Interspecific hybridization in a large‐river population of YCT: A 20‐year evaluation
Hybridization between native and nonnative fishes represents a global threat to biodiversity. Understanding how hybridization changes in response to management actions is critical to evaluating the efficacy of conservation efforts.
Methods
We quantified changes in levels of hybridization between Yellowstone Cutthroat Trout Oncorhynchus virginalis bouvieri and Rainbow Trout Oncorhynchus mykiss in the South Fork Snake River watershed, where a multipronged approach has been implemented to protect the evolutionary distinctiveness of one of the last remaining large‐river populations of Yellowstone Cutthroat Trout.
Result
Over a 20‐year period, we observed an increase in the number of sample reaches without hybrids in the South Fork Snake River watershed; however, contrasting patterns were noted in main‐stem and tributary reaches. Through time, hybrid abundance increased at main‐stem reaches of the South Fork Snake River below Palisades Dam but decreased in tributaries. Efforts to reduce hybridization in spawning tributaries, including both suppression and selective passage weirs, were effective at preventing the expansion of hybridization in resident and migratory populations. Multimodel inference was used to understand factors affecting levels of hybridization, and year, sampling reach, and the interaction thereof was identified as the best‐fit model but explained only a small percentage of the overall variation, suggesting that other factors not captured in our model were driving patterns in hybridization.
Conclusion
Changes in hybridization in the South Fork Snake River watershed are likely the result of multiple processes, namely management actions to reduce Rainbow Trout and hybrids in tributaries, as well as demographic changes in Rainbow Trout in the main‐stem river below Palisades Dam. Our results suggest that Yellowstone Cutthroat Trout populations in the South Fork Snake River watershed have not experienced widespread interspecific hybridization with Rainbow Trout but that proactive management will be necessary to ensure long‐term conservation.
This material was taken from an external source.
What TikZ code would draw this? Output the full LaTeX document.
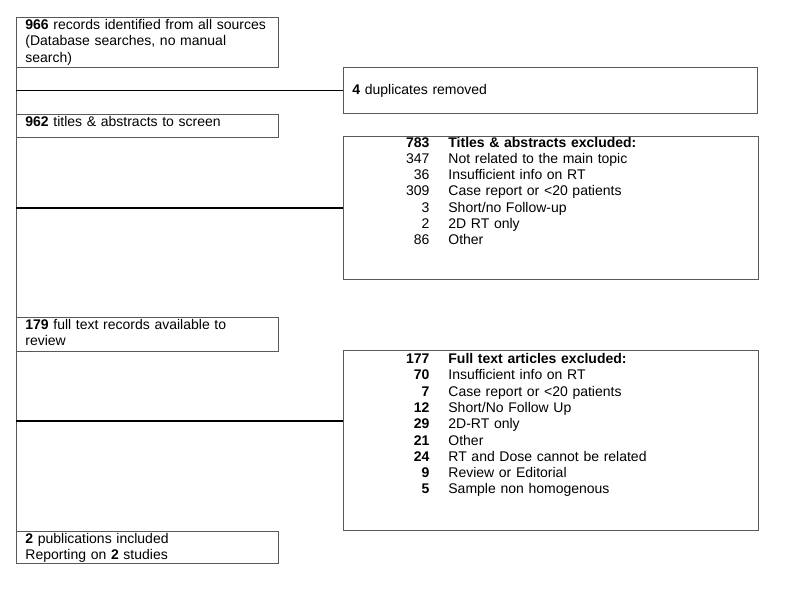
\documentclass[tikz,border=0pt]{standalone}
\usepackage{fontspec}
\setmainfont{Liberation Sans}
\newcommand{\fixbox}[2]{\parbox[c][#1][t]{\linewidth}{#2}}
\newcommand{\exrow}[2]{\makebox[77pt][r]{#1}\hspace{19pt}#2\par}
\begin{document}
\begin{tikzpicture}[x=1pt,y=-1pt,
				    box/.style={draw=black!65,line width=0.8pt,anchor=north west,
				      inner xsep=9pt,inner ysep=2pt,align=left,
				      font=\fontsize{14}{16.3}\selectfont},
				    narrow/.style={box,text width=244pt},
				    wide/.style={box,text width=397pt},
				    trunk/.style={draw=black!65,line width=0.8pt},
				    link/.style={draw=black,line width=1.6pt}]
				\useasboundingbox (0,0) rectangle (787,595);
				\node[narrow] (src) at (16,17) {\fixbox{46pt}{%
				  \textbf{966} records identified from all sources\\
				  (Database searches, no manual\\
				  search)}};
				\node[box,text width=396pt,minimum height=46pt] (dup) at (343,67) {%
				  \textbf{4} duplicates removed};
				\node[narrow] (screen) at (16,114) {\fixbox{19pt}{%
				  \textbf{962} titles \& abstracts to screen}};
				\node[wide] (excl1) at (343,136) {\fixbox{139pt}{\vspace*{-1.5pt}%
				  \exrow{\textbf{783}}{\textbf{Titles \& abstracts excluded:}}
				  \exrow{347}{Not related to the main topic}
				  \exrow{36}{Insufficient info on RT}
				  \exrow{309}{Case report or <20 patients}
				  \exrow{3}{Short/no Follow-up}
				  \exrow{2}{2D RT only}
				  \exrow{86}{Other}}};
				\node[narrow] (fulltext) at (16,317) {\fixbox{30pt}{%
				  \textbf{179} full text records available to\\
				  review}};
				\node[wide] (excl2) at (343,350) {\fixbox{176pt}{\vspace*{1pt}%
				  \exrow{\textbf{177}}{\textbf{Full text articles excluded:}}
				  \exrow{\textbf{70}}{Insufficient info on RT}
				  \exrow{\textbf{7}}{Case report or <20 patients}
				  \exrow{\textbf{12}}{Short/No Follow Up}
				  \exrow{\textbf{29}}{2D-RT only}
				  \exrow{\textbf{21}}{Other}
				  \exrow{\textbf{24}}{RT and Dose cannot be related}
				  \exrow{\textbf{9}}{Review or Editorial}
				  \exrow{\textbf{5}}{Sample non homogenous}}};
				\node[narrow] (incl) at (16,531) {\fixbox{28pt}{%
				  \textbf{2} publications included\\
				  Reporting on \textbf{2} studies}};
				\coordinate (tap2) at (16,421);
				\draw[trunk] (src.south west) -- (incl.north west);
				\draw[link] (src.west |- dup.west) -- (dup.west);
				\draw[link] (src.west |- excl1.west) -- (excl1.west);
				\draw[link] (tap2) -- (tap2 -| excl2.west);
			\end{tikzpicture}
\end{document}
Figure 1. A map of the South Fork Snake River watershed and associated tributaries.
Figure 1.
A map of the South Fork Snake River watershed and associated tributaries in portions of Idaho and Wyoming where Yellowstone Cutthroat Trout were sampled for genetic analysis. Within each creek (except Fall Creek), three sections were sampled corresponding to lower, middle, and upper reaches of the tributary. Sampling reaches on the main stem of rivers include Lorenzo and Conant on the South Fork Snake River and Narrows Pass on the Salt River, a tributary to the South Fork Snake River. Selective passage weirs operated on spawning tributaries are shown as is the placement of Palisades Dam. The arrow denotes the direction of stream flow.
Figure 2.
The percentage of fish identified as hybrid (i.e., contained at least one species‐diagnostic SNP for Rainbow Trout) from tributaries to the South Fork Snake River, Idaho. Estimates were generated by pooling fish across tributaries.